Lo sguardo di Sherlock si indurì leggermente e notai la strana ma familiare postura di rigida che adottava prima di saltare addosso ai poveretti che osavano mettersi sul suo sentiero. E, semplicemente, era troppo tardi per fermarlo...
< Io so che lei è un medico militare, che è stato ferito in Afghanistan. > iniziò il detective, fissando l'uomo con fare impassibile. < So che ha un fratello che si preoccupa per lei, ma non gli chiederà aiuto perché non lo approva. Probabilmente è un alcolista, o meglio perché di recente ha lasciato la moglie. E so che la sua analista pensa che il suo zoppicare sia psicosomatico.>

A quell'affermazione, John lanciò uno sguardo alla sua gamba e si mise composto. Sherlock aveva colpito nel centro.

< Diagnosi corretta temo. > concluse Holmes. Ma non fu la vera concluse, dato che si voltò verso di me per iniziare la sua analisi completa. < Lei è Diana Goodman, 27 anni, diplomata con il massimo dei voti in un istituito londinese. Diana è un'esperta nelle microespressioni facciali e nel rilievo del linguaggio del corpo. Grazie a queste caratteristiche, ha avuto il piacere di affiancarmi durante le mie investigazioni, il che ha già portato ad un certo livello di conoscenza reciproca. > Sherlock fece un piccolo sorriso soddisfatto prima di voltarsi verso John. < È sufficiente per frequentarci, non crede? >

Gli erano bastati 2 minuti e 30 secondi per descrivere reciprocamente a due perfetti sconosciuti la loro piccola e insignificante vita all'interno del mondo. Erano quelle le piccole cose che ancora mi stupivano di Sherlock e che continueranno a stupirmi. < Sherlock, io credo che tu ti sia fatto un'idea sbagliata. >

< Sbagliata? Su chi? Sul presente John Watson? > Holmes non si fermò un altro secondo e corse alla porta del laboratorio.
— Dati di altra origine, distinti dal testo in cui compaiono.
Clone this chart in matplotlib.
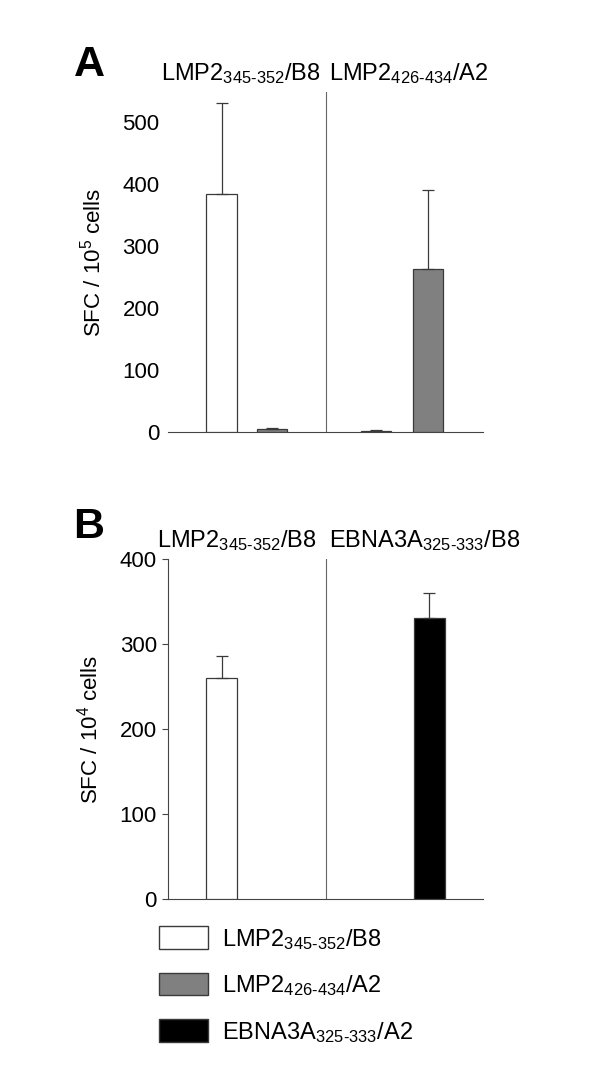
import matplotlib
matplotlib.use("Agg")
import matplotlib.pyplot as plt
from matplotlib.patches import Patch

plt.rcParams['font.family'] = ['Liberation Sans', 'DejaVu Sans']
plt.rcParams['mathtext.fontset'] = 'custom'
plt.rcParams['mathtext.rm'] = 'Liberation Sans'
plt.rcParams['mathtext.it'] = 'Liberation Sans'

# data
lab_b8 = r'LMP2$_{\text{345-352}}$/B8'
lab_a2 = r'LMP2$_{\text{426-434}}$/A2'
lab_ebna = r'EBNA3A$_{\text{325-333}}$/B8'
lab_ebna_leg = r'EBNA3A$_{\text{325-333}}$/A2'

# panel A: two groups, two bars each (white = B8 peptide, gray = A2 peptide)
a_groups = [lab_b8, lab_a2]
a_title_x = [0.46, 1.53]
a_pos = [0.34, 0.66, 1.32, 1.65]
a_vals = [383, 5, 2, 263]
a_err = [148, 2, 1, 127]
a_cols = ['white', '#808080', '#808080', '#808080']

# panel B
b_groups = [lab_b8, lab_ebna]
b_title_x = [0.44, 1.63]
b_pos = [0.34, 1.66]
b_vals = [260, 331]
b_err = [26, 29]
b_cols = ['white', 'black']

fig = plt.figure(figsize=(6, 10.69), dpi=100)
axA = fig.add_axes([0.28, 0.5959, 0.525, 0.318])
axB = fig.add_axes([0.28, 0.159, 0.525, 0.318])


def draw(ax, pos, vals, err, cols, groups, title_x, ymax, ticks, ylab, letter, letter_y, show_left):
    ax.bar(pos, vals, width=0.195, color=cols, edgecolor='#3a3a3a', linewidth=0.9,
           yerr=[[0] * len(err), err], error_kw=dict(ecolor='#3a3a3a', elinewidth=0.9,
                                                     capsize=4, capthick=0.9), zorder=3)
    ax.set_xlim(0, 2)
    ax.set_ylim(0, ymax)
    ax.set_yticks(ticks)
    ax.set_xticks([])
    ax.axvline(1, color='#666666', linewidth=0.8)
    for s in ['top', 'right']:
        ax.spines[s].set_visible(False)
    ax.spines['bottom'].set_color('#444444')
    ax.spines['left'].set_color('#444444')
    ax.spines['left'].set_visible(show_left)
    ax.tick_params(axis='y', labelsize=16, length=4 if show_left else 0,
                   color='#444444', pad=4 if show_left else 6)
    ax.set_ylabel(ylab, fontsize=16, labelpad=12)
    for tx, g in zip(title_x, groups):
        ax.text(tx, 1.035, g, transform=ax.get_xaxis_transform(),
                ha='center', va='baseline', fontsize=17)
    ax.text(-0.3, letter_y, letter, transform=ax.transAxes, fontsize=31,
            fontweight='bold', ha='left', va='baseline')


draw(axA, a_pos, a_vals, a_err, a_cols, a_groups, a_title_x, 548, [0, 100, 200, 300, 400, 500],
     r'SFC / 10$^{5}$ cells', 'A', 1.048, False)
draw(axB, b_pos, b_vals, b_err, b_cols, b_groups, b_title_x, 400, [0, 100, 200, 300, 400],
     r'SFC / 10$^{4}$ cells', 'B', 1.062, True)

handles = [Patch(facecolor='white', edgecolor='#3a3a3a', linewidth=1.0),
           Patch(facecolor='#808080', edgecolor='#3a3a3a', linewidth=1.0),
           Patch(facecolor='black', edgecolor='#3a3a3a', linewidth=1.0)]
fig.legend(handles, [lab_b8, lab_a2, lab_ebna_leg], loc='upper left',
           bbox_to_anchor=(0.265, 0.1335), frameon=False, fontsize=17,
           borderaxespad=0, borderpad=0,
           handlelength=2.08, handleheight=1.1, labelspacing=0.9, handletextpad=0.6)

plt.savefig('out.png', dpi=100)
Tuttavia, prima che uscisse fuori, il detective si fermò sul posto e guardò l'ex soldato, come pronto per dargli il colpo di grazia. < Il mio nome è Sherlock Holmes e l'indirizzo è il 221b di Becker Street. > fu la sua banalissima presentazione, che accentuò con una strizzata d'occhio verso Watson, prima di farmi un cenno con la testa per chiedermi di seguirlo. < Buona sera. >

Naturalmente, non appena uscì gli fui dietro come un'ombra. Avevo troppe domande e troppe cose che non mi tornavano ma che potevo far tornare, se mi fossi applicata di più. Niente era semplice nel mondo di Sherlock - ed è qualcosa che in fondo ho sempre saputo - ma adesso quel mondo sarebbe diventato anche parte del mio. Ero disposta a permetterglielo?
< Ma sei impazzito per caso? Come ti è stata in mete la storia degli inquilini?! > chiesi, stando a fatica al suo passo veloce e duro. < È il tuo nuovo modo di fare? >

< No, mia cara. È un nuovo inizio. > disse, con uno strano sorriso sul volto e una scintilla nello sguardo che non poteva augurarmi niente di buono.